Data engineering is the discipline of designing, building, and maintaining the systems and infrastructure that enable organizations to collect, store, process, and analyze large volumes of data. Data engineers create the pipelines and architectures that transform raw data from diverse sources into clean, reliable, and accessible formats for data scientists, analysts, and business stakeholders. The field sits at the intersection of software engineering, database administration, and distributed systems, requiring practitioners to master a broad set of tools and paradigms.
The rise of big data, cloud computing, and real-time analytics has made data engineering one of the most critical roles in modern technology organizations. Where earlier data workflows relied on simple relational databases and nightly batch jobs, today's data engineers must orchestrate complex ecosystems that include data lakes, streaming platforms like Apache Kafka, distributed processing frameworks like Apache Spark, and cloud-native services from AWS, Google Cloud, and Azure. Concepts such as ETL (Extract, Transform, Load), ELT, data modeling, schema design, and data governance form the core of the discipline.

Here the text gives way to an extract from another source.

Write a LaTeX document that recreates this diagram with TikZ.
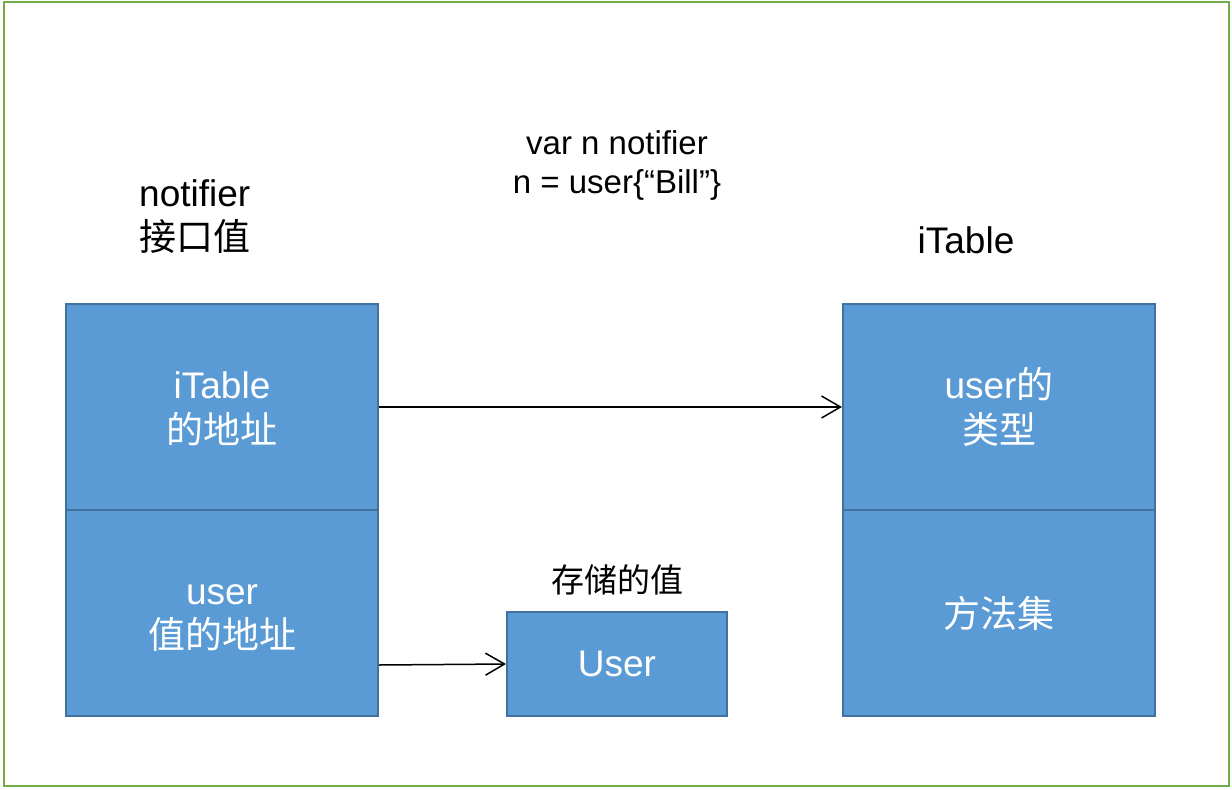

Data engineering continues to evolve rapidly with trends such as the data lakehouse architecture, which merges the best qualities of data lakes and data warehouses; the rise of dbt for analytics engineering; real-time streaming architectures; and the growing importance of data quality, observability, and lineage. Understanding data engineering fundamentals is essential not only for aspiring data engineers but also for data scientists, machine learning engineers, and anyone who works with data at scale.